Jan 14 - Designing Data Infrastructures for Multimodal Mobility Datasets
109 attendees from 47 groups hosting
Details
This technical workshop focuses on the data infrastructure required to build and maintain production-grade mobility datasets at fleet scale.
Date, Time and Location
Jan 14, 2026
9:00-10:00 AM Pacific
Online. Register for the Zoom!
We will examine how to structure storage, metadata, access patterns, and quality controls so that mobility teams can treat perception datasets as first-class, versioned “infrastructure” assets. The session will walk through how to design a mobility data stack that connects object storage, labeling systems, simulation environments, and experiment tracking into a coherent, auditable pipeline.
What you’ll learn:
- Model the mobility data plane: Define schemas for camera, LiDAR, radar, and HD, and represent temporal windows, ego poses, and scenario groupings in a way that is queryable and stable under schema evolution.

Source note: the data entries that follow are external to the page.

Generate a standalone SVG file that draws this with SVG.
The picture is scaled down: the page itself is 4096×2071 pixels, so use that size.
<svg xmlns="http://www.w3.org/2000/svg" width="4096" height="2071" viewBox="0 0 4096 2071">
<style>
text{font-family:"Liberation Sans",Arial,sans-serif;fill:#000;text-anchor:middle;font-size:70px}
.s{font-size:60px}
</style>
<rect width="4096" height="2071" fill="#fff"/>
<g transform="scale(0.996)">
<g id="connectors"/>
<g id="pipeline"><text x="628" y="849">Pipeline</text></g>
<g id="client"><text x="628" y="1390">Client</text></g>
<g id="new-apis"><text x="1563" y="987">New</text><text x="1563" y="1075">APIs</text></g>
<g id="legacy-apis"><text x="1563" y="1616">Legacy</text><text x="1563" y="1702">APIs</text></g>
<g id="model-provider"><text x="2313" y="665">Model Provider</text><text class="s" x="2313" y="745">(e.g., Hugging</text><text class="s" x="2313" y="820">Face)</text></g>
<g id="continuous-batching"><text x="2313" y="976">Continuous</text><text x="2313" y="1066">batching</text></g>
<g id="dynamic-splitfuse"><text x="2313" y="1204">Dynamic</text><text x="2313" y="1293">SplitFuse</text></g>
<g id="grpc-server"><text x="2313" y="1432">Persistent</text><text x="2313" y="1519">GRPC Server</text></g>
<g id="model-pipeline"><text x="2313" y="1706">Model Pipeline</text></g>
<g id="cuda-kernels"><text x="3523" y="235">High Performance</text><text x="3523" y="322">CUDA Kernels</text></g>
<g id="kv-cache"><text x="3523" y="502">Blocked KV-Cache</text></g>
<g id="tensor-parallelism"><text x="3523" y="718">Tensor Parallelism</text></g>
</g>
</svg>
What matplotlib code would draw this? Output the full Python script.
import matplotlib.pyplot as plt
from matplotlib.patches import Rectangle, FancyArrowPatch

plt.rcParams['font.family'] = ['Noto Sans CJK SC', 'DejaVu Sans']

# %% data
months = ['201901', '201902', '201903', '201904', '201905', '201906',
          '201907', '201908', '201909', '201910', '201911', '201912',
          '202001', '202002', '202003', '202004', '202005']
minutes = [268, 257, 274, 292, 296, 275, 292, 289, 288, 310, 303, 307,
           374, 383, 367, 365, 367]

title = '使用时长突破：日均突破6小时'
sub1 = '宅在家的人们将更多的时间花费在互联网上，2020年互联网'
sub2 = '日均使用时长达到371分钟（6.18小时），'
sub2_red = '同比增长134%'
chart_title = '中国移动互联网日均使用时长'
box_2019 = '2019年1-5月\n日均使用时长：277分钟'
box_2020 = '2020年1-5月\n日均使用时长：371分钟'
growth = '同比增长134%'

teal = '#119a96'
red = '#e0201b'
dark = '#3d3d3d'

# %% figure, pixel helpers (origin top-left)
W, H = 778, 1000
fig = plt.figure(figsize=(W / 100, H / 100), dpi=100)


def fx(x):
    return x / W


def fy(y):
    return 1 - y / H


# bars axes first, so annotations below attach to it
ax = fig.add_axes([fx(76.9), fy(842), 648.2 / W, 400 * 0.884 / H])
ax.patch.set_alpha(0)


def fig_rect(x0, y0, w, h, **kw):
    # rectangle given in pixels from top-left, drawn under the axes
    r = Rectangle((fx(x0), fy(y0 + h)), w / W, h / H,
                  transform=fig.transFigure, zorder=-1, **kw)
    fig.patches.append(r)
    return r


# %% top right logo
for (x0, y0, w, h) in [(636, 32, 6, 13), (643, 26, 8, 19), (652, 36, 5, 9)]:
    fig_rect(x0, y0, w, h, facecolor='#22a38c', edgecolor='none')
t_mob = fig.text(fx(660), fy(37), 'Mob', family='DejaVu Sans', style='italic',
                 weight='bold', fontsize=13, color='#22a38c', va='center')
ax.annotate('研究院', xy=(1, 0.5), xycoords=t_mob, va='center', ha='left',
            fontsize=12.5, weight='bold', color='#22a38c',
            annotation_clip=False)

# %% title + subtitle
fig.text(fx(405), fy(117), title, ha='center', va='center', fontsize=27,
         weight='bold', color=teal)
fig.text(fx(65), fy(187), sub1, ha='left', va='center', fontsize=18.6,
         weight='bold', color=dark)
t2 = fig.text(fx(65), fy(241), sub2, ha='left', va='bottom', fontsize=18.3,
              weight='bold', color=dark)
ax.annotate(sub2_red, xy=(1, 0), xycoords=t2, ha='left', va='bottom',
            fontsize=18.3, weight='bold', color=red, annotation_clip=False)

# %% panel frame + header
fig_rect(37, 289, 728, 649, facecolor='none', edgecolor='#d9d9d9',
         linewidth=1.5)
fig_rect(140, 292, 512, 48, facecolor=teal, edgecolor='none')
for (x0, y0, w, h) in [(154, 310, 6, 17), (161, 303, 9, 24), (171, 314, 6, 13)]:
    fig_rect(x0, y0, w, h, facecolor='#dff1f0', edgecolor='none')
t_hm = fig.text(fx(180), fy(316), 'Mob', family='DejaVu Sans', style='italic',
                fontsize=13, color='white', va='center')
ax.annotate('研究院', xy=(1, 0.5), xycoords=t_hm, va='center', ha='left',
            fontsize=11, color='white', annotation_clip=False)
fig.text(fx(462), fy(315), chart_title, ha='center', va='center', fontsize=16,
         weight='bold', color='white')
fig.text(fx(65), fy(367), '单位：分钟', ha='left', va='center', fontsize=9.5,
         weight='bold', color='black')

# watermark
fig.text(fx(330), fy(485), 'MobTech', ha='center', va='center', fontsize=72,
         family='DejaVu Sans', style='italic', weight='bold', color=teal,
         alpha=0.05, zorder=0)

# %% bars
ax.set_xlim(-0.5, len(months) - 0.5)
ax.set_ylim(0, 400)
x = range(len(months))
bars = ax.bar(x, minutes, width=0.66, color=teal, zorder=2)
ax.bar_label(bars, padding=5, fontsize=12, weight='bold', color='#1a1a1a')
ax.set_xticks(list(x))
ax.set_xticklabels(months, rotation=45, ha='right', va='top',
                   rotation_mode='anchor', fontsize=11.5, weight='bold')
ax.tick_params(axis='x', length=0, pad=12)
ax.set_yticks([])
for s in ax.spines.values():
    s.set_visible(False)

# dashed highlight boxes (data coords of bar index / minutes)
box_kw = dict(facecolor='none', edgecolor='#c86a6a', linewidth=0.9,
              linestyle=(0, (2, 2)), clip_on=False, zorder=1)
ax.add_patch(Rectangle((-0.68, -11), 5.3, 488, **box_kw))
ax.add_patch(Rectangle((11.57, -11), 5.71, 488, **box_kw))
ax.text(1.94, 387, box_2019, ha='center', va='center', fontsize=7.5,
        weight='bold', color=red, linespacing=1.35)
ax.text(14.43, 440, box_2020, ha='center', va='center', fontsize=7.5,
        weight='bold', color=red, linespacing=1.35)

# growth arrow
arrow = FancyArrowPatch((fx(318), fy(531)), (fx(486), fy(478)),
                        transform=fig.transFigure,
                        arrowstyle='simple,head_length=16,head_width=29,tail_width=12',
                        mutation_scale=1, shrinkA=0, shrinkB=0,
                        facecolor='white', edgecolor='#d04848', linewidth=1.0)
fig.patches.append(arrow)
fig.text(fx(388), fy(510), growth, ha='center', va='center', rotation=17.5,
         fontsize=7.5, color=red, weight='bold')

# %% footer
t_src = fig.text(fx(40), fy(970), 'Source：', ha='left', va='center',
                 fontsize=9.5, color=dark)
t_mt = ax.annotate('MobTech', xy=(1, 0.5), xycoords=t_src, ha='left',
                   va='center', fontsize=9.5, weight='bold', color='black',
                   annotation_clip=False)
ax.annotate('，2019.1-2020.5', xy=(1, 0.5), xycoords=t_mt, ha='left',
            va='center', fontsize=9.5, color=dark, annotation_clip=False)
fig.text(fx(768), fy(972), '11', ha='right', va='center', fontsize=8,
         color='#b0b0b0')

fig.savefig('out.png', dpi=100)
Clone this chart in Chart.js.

- Build a versioned dataset catalog with FiftyOne: Use FiftyOne customized workspaces and views to represent canonical datasets, and integrate with your raw data sources. All while preserving lineage between raw logs, the curated data, and simulation inputs.
- Implement governance and access control on mobility data: Configure role-based access and auditable pipelines to enforce data residency constraints while encouraging multi-team collaboration across research, perception, and safety functions.
- Operationalize curation and scenario mining workflows: Use FiftyOne’s embeddings and labeling capabilities to surface rare events such as adverse weather and sensor anomalies. Assign review tasks, and codify “critical scenario” definitions as reproducible dataset views.
- Close the loop with evaluation and feedback signals: Connect FiftyOne to training and evaluation pipelines so that model failures feed back into dataset updates
By the end of the workshop, attendees will have a concrete mental model and reference architecture for treating mobility datasets as a governed, queryable, and continuously evolving layer in their stack.